> **Your objective**:
Only the lines from the one containing "Emit a Python" through the one containing "xs = [i + 0.5" should be duplicated, exactly as they appear. Pictures are to be left out.

> **Given records**:
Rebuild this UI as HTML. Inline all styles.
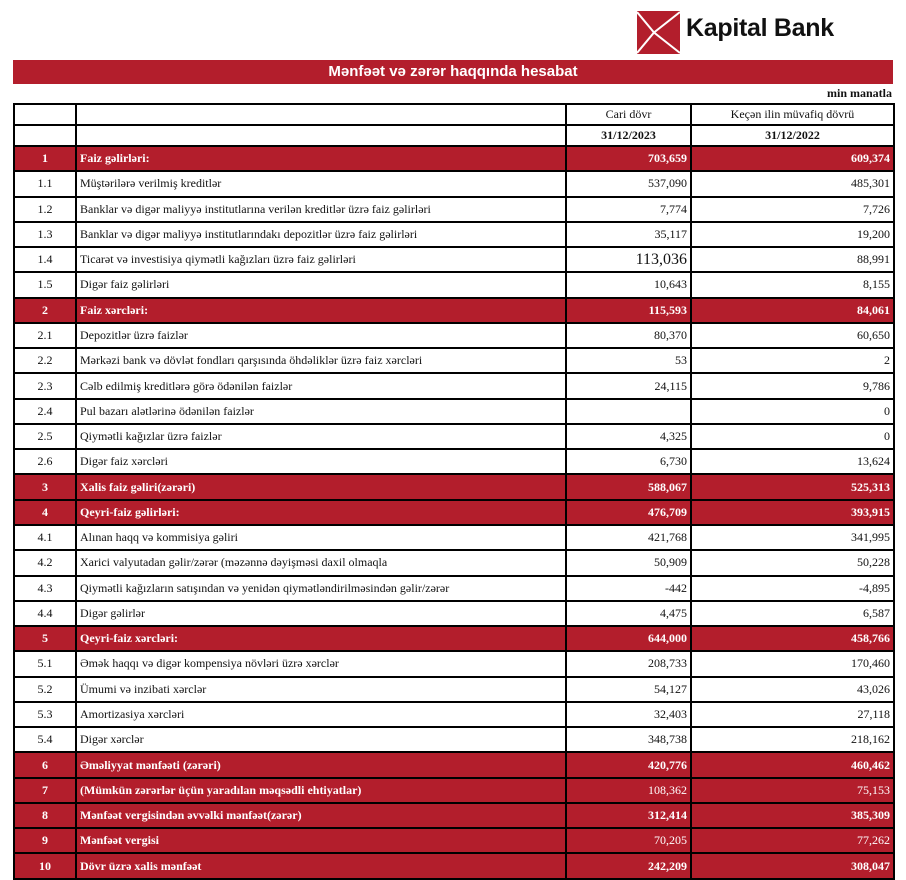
<!DOCTYPE html>
<html><head><meta charset="utf-8"><style>
*{margin:0;padding:0;box-sizing:border-box}
body{width:906px;height:880px;background:#fff;position:relative;overflow:hidden;font-family:"Liberation Serif",serif}
.logo{position:absolute;left:637px;top:11px}
.kb{position:absolute;left:686px;top:14px;font:bold 25px "Liberation Sans",sans-serif;color:#111;letter-spacing:-0.3px}
.title{position:absolute;left:13px;top:60px;width:880px;height:24px;background:#b31e2c;color:#fff;text-align:center;font:bold 15px/24px "Liberation Sans",sans-serif}
.unit{position:absolute;right:14px;top:86px;font-size:12px;font-weight:bold;color:#111}
table{position:absolute;left:13px;top:103px;width:880px;border-collapse:collapse;table-layout:fixed;font-size:12px;color:#111}
td{border:2px solid #000;padding:0 3px;white-space:nowrap;overflow:hidden}
tr.h td{height:21px;text-align:center;font-weight:bold}
tr.d td{height:25.28px}
td.n{text-align:center}
td.v{text-align:right}
tr.r td{background:#b31e2c;color:#fff;font-weight:bold}
</style></head><body>
<svg class="logo" width="43" height="43" viewBox="0 0 43 43">
<rect width="43" height="43" fill="#b31e2c"/>
<polyline points="43,1 17,21.5 43,42" fill="none" stroke="#fff" stroke-width="2"/>
<polyline points="0,1 17,21.5 0,42" fill="none" stroke="#fff" stroke-width="2"/>
</svg>
<div class="kb">Kapital Bank</div>
<div class="title">Mənfəət və zərər haqqında hesabat</div>
<div class="unit">min manatla</div>
<table>
<colgroup><col style="width:62px"><col style="width:490px"><col style="width:125px"><col style="width:203px"></colgroup>
<tr class="h"><td></td><td></td><td style="font-weight:normal">Cari dövr</td><td style="font-weight:normal">Keçən ilin müvafiq dövrü</td></tr>
<tr class="h"><td></td><td></td><td>31/12/2023</td><td>31/12/2022</td></tr>
<tr class="d r"><td class="n">1</td><td>Faiz gəlirləri:</td><td class="v">703,659</td><td class="v">609,374</td></tr>
<tr class="d"><td class="n">1.1</td><td>Müştərilərə verilmiş kreditlər</td><td class="v">537,090</td><td class="v">485,301</td></tr>
<tr class="d"><td class="n">1.2</td><td>Banklar və digər maliyyə institutlarına verilən kreditlər üzrə faiz gəlirləri</td><td class="v">7,774</td><td class="v">7,726</td></tr>
<tr class="d"><td class="n">1.3</td><td>Banklar və digər maliyyə institutlarındakı depozitlər üzrə faiz gəlirləri</td><td class="v">35,117</td><td class="v">19,200</td></tr>
<tr class="d"><td class="n">1.4</td><td>Ticarət və investisiya qiymətli kağızları üzrə faiz gəlirləri</td><td class="v" style="font-size:16px">113,036</td><td class="v">88,991</td></tr>
<tr class="d"><td class="n">1.5</td><td>Digər faiz gəlirləri</td><td class="v">10,643</td><td class="v">8,155</td></tr>
<tr class="d r"><td class="n">2</td><td>Faiz xərcləri:</td><td class="v">115,593</td><td class="v">84,061</td></tr>
<tr class="d"><td class="n">2.1</td><td>Depozitlər üzrə faizlər</td><td class="v">80,370</td><td class="v">60,650</td></tr>
<tr class="d"><td class="n">2.2</td><td>Mərkəzi bank və dövlət fondları qarşısında öhdəliklər üzrə faiz xərcləri</td><td class="v">53</td><td class="v">2</td></tr>
<tr class="d"><td class="n">2.3</td><td>Cəlb edilmiş kreditlərə görə ödənilən faizlər</td><td class="v">24,115</td><td class="v">9,786</td></tr>
<tr class="d"><td class="n">2.4</td><td>Pul bazarı alətlərinə ödənilən faizlər</td><td class="v"></td><td class="v">0</td></tr>
<tr class="d"><td class="n">2.5</td><td>Qiymətli kağızlar üzrə faizlər</td><td class="v">4,325</td><td class="v">0</td></tr>
<tr class="d"><td class="n">2.6</td><td>Digər faiz xərcləri</td><td class="v">6,730</td><td class="v">13,624</td></tr>
<tr class="d r"><td class="n">3</td><td>Xalis faiz gəliri(zərəri)</td><td class="v">588,067</td><td class="v">525,313</td></tr>
<tr class="d r"><td class="n">4</td><td>Qeyri-faiz gəlirləri:</td><td class="v">476,709</td><td class="v">393,915</td></tr>
<tr class="d"><td class="n">4.1</td><td>Alınan haqq və kommisiya gəliri</td><td class="v">421,768</td><td class="v">341,995</td></tr>
<tr class="d"><td class="n">4.2</td><td>Xarici valyutadan gəlir/zərər (məzənnə dəyişməsi daxil olmaqla</td><td class="v">50,909</td><td class="v">50,228</td></tr>
<tr class="d"><td class="n">4.3</td><td>Qiymətli kağızların satışından və yenidən qiymətləndirilməsindən gəlir/zərər</td><td class="v">-442</td><td class="v">-4,895</td></tr>
<tr class="d"><td class="n">4.4</td><td>Digər gəlirlər</td><td class="v">4,475</td><td class="v">6,587</td></tr>
<tr class="d r"><td class="n">5</td><td>Qeyri-faiz xərcləri:</td><td class="v">644,000</td><td class="v">458,766</td></tr>
<tr class="d"><td class="n">5.1</td><td>Əmək haqqı və digər kompensiya növləri üzrə xərclər</td><td class="v">208,733</td><td class="v">170,460</td></tr>
<tr class="d"><td class="n">5.2</td><td>Ümumi və inzibati xərclər</td><td class="v">54,127</td><td class="v">43,026</td></tr>
<tr class="d"><td class="n">5.3</td><td>Amortizasiya xərcləri</td><td class="v">32,403</td><td class="v">27,118</td></tr>
<tr class="d"><td class="n">5.4</td><td>Digər xərclər</td><td class="v">348,738</td><td class="v">218,162</td></tr>
<tr class="d r"><td class="n">6</td><td>Əməliyyat mənfəəti (zərəri)</td><td class="v">420,776</td><td class="v">460,462</td></tr>
<tr class="d r"><td class="n">7</td><td>(Mümkün zərərlər üçün yaradılan məqsədli ehtiyatlar)</td><td class="v" style="font-weight:normal">108,362</td><td class="v" style="font-weight:normal">75,153</td></tr>
<tr class="d r"><td class="n">8</td><td>Mənfəət vergisindən əvvəlki mənfəət(zərər)</td><td class="v">312,414</td><td class="v">385,309</td></tr>
<tr class="d r"><td class="n">9</td><td>Mənfəət vergisi</td><td class="v" style="font-weight:normal">70,205</td><td class="v" style="font-weight:normal">77,262</td></tr>
<tr class="d r"><td class="n">10</td><td>Dövr üzrə xalis mənfəət</td><td class="v">242,209</td><td class="v">308,047</td></tr>
</table>
</body></html>
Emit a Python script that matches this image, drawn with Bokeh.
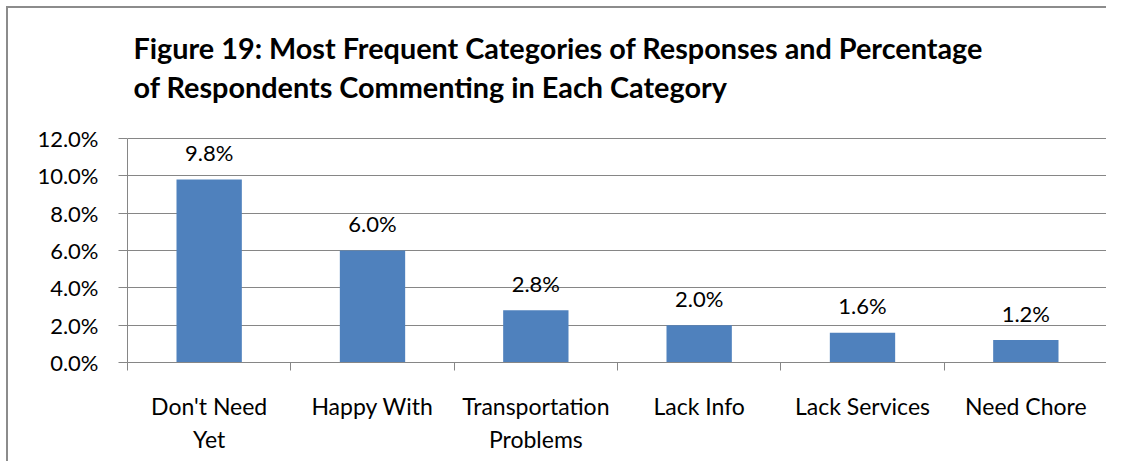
from bokeh.plotting import figure
from bokeh.models import Range1d, FixedTicker, PrintfTickFormatter, Label
from bokeh.core.properties import value
from bokeh.embed import file_html
from bokeh.resources import INLINE

categories = ["Don't Need\nYet", "Happy With", "Transportation\nProblems",
              "Lack Info", "Lack Services", "Need Chore"]
values = [9.8, 6.0, 2.8, 2.0, 1.6, 1.2]
value_labels = ["9.8%", "6.0%", "2.8%", "2.0%", "1.6%", "1.2%"]
y_ticks = [0, 2, 4, 6, 8, 10, 12]
title_line1 = "Figure 19:  Most Frequent Categories of Responses and Percentage"
title_line2 = "of Respondents Commenting in Each Category"

FONT = "Lato"
BAR = "#4F81BD"
GRID = "#868686"

xs = [i + 0.5 for i in range(len(categories))]

# pixel geometry: the value axis (0..12) spans 224 px; frame extends 130 px above it for the title
AXIS_PX = 224.0
TOP_PX = 130.0
px_per_unit = AXIS_PX / y_ticks[-1]
y_top = y_ticks[-1] + TOP_PX / px_per_unit

p = figure(width=1100, height=455, output_backend="svg", toolbar_location=None,
           x_range=Range1d(0, len(categories)), y_range=Range1d(0, y_top),
           min_border_left=119, min_border_right=1, min_border_bottom=101,
           min_border_top=0)
p.title = None
p.outline_line_color = None
p.background_fill_color = "white"
p.border_fill_color = "white"
p.styles = {"border-left": "2px solid #8c8c8c", "border-top": "2px solid #8c8c8c",
            "margin-left": "6px", "margin-top": "6px"}

for txt, dy in [(title_line1, 91), (title_line2, 52)]:
    p.add_layout(Label(x=0, y=y_ticks[-1] + dy / px_per_unit, x_offset=6,
                       text=txt, text_font=FONT, text_font_size="28.8px",
                       text_font_style="bold", text_color="black",
                       text_baseline="alphabetic", text_align="left"))

p.vbar(x=xs, top=values, width=0.4, bottom=0, fill_color=BAR, line_color=None)
p.text(x=xs, y=values, text=value_labels, text_align="center", text_baseline="alphabetic",
       y_offset=-27, text_font=value(FONT), text_font_size="22px", text_color="black")

# y axis
p.yaxis.ticker = FixedTicker(ticks=y_ticks)
p.yaxis.bounds = (y_ticks[0], y_ticks[-1])
p.yaxis.formatter = PrintfTickFormatter(format="%.1f%%")
p.yaxis.axis_line_color = GRID
p.yaxis.major_tick_line_color = GRID
p.yaxis.major_tick_out = 9
p.yaxis.major_tick_in = 0
p.yaxis.minor_tick_line_color = None
p.yaxis.major_label_standoff = 20
p.yaxis.major_label_text_font = FONT
p.yaxis.major_label_text_font_size = "22px"
p.yaxis.major_label_text_color = "black"

p.ygrid.grid_line_color = GRID
p.ygrid.ticker = FixedTicker(ticks=y_ticks)
p.xgrid.grid_line_color = None

# x axis
p.xaxis.ticker = FixedTicker(ticks=xs, minor_ticks=list(range(len(categories) + 1)))
p.xaxis.major_label_overrides = {x: c for x, c in zip(xs, categories)}
p.xaxis.axis_line_color = GRID
p.xaxis.major_tick_line_color = None
p.xaxis.minor_tick_line_color = GRID
p.xaxis.minor_tick_out = 8
p.xaxis.minor_tick_in = 0
p.xaxis.major_label_standoff = 21
p.xaxis.major_label_text_font = FONT
p.xaxis.major_label_text_font_size = "23px"
p.xaxis.major_label_text_color = "black"

open("out.html", "w").write(file_html(p, INLINE))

> **Worked solution**:
Emit a Python script that matches this image, drawn with Bokeh.
from bokeh.plotting import figure
from bokeh.models import Range1d, FixedTicker, PrintfTickFormatter, Label
from bokeh.core.properties import value
from bokeh.embed import file_html
from bokeh.resources import INLINE

categories = ["Don't Need\nYet", "Happy With", "Transportation\nProblems",
              "Lack Info", "Lack Services", "Need Chore"]
values = [9.8, 6.0, 2.8, 2.0, 1.6, 1.2]
value_labels = ["9.8%", "6.0%", "2.8%", "2.0%", "1.6%", "1.2%"]
y_ticks = [0, 2, 4, 6, 8, 10, 12]
title_line1 = "Figure 19:  Most Frequent Categories of Responses and Percentage"
title_line2 = "of Respondents Commenting in Each Category"

FONT = "Lato"
BAR = "#4F81BD"
GRID = "#868686"

xs = [i + 0.5 for i in range(len(categories))]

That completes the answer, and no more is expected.